| DIRECTION |
Copy exactly, and only, the lines between the line holding "Clone this chart in matplotlib." and the line holding "plt.rcParams['font.family'] = ['Liberation", inclusive; skip the pictures.

───── DATA FOR PROCESSING ─────

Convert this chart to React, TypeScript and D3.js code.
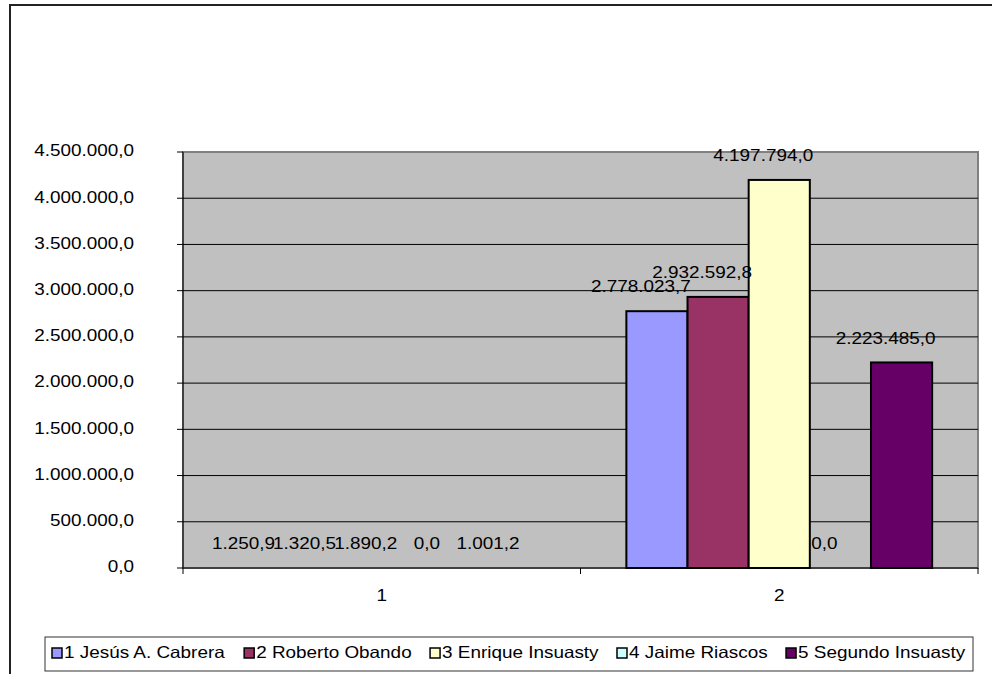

─────
───── DATA FOR PROCESSING ─────

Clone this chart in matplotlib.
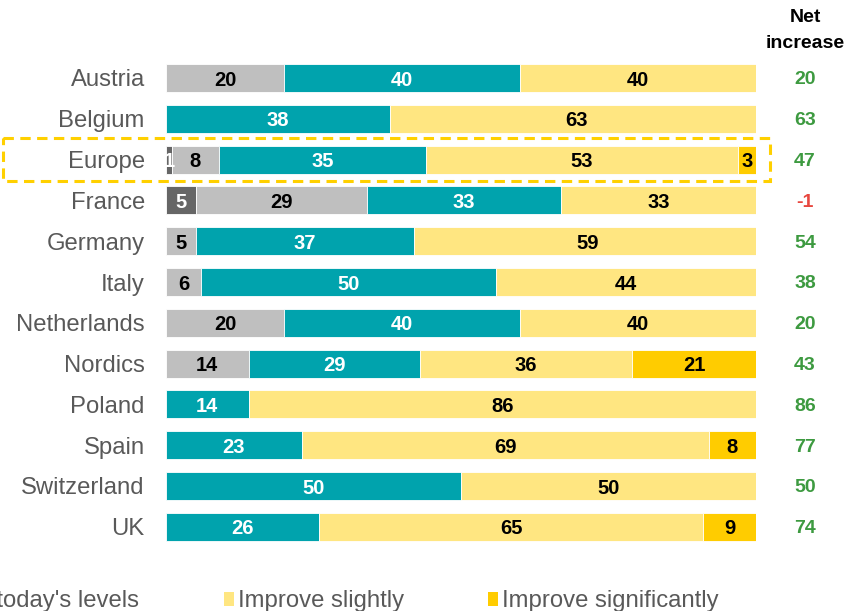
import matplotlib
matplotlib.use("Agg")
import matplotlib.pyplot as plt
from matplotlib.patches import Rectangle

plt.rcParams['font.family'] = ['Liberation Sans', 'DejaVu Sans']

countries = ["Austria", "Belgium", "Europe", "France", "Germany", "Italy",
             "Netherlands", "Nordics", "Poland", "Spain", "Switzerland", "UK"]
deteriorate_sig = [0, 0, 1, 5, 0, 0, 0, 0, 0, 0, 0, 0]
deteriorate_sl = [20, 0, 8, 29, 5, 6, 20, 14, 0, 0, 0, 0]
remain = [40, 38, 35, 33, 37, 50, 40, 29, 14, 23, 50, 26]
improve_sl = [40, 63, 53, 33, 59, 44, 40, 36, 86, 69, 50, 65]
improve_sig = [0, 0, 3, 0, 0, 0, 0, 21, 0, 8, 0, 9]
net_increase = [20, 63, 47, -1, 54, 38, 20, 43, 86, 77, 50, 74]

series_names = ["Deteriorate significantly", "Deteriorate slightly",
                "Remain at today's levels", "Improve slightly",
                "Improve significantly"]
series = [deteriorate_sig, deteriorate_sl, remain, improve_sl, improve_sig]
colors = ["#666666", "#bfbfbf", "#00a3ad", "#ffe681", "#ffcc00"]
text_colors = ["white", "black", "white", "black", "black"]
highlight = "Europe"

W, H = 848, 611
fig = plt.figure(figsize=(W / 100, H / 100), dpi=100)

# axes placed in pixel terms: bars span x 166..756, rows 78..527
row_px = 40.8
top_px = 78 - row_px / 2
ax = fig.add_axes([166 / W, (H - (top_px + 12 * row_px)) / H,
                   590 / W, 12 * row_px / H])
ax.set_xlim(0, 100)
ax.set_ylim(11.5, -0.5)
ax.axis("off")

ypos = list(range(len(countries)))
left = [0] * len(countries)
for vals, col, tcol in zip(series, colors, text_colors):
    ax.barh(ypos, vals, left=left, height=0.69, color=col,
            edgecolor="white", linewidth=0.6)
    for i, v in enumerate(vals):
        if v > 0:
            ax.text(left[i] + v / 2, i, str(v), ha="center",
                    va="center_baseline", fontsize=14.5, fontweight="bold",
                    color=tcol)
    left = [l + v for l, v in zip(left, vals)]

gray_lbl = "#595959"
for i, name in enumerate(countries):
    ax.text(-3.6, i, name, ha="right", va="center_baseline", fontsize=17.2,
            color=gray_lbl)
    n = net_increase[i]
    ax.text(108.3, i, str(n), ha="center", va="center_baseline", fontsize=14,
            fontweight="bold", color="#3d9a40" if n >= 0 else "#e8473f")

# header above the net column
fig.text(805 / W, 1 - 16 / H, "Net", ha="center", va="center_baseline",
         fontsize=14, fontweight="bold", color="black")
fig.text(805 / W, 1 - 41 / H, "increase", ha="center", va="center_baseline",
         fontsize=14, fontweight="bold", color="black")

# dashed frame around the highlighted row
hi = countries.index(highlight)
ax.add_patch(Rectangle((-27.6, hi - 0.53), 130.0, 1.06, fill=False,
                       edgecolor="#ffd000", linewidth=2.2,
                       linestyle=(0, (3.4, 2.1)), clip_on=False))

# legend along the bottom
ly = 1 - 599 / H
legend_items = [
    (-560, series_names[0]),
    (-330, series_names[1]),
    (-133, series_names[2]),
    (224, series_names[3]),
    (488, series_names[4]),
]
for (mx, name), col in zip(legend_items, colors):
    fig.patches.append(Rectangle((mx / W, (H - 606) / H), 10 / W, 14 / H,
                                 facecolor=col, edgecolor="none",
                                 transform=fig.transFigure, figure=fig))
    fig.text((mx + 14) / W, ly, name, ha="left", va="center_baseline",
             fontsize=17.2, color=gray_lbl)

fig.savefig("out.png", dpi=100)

─────

| TASK ANSWER |
Clone this chart in matplotlib.
import matplotlib
matplotlib.use("Agg")
import matplotlib.pyplot as plt
from matplotlib.patches import Rectangle

plt.rcParams['font.family'] = ['Liberation Sans', 'DejaVu Sans']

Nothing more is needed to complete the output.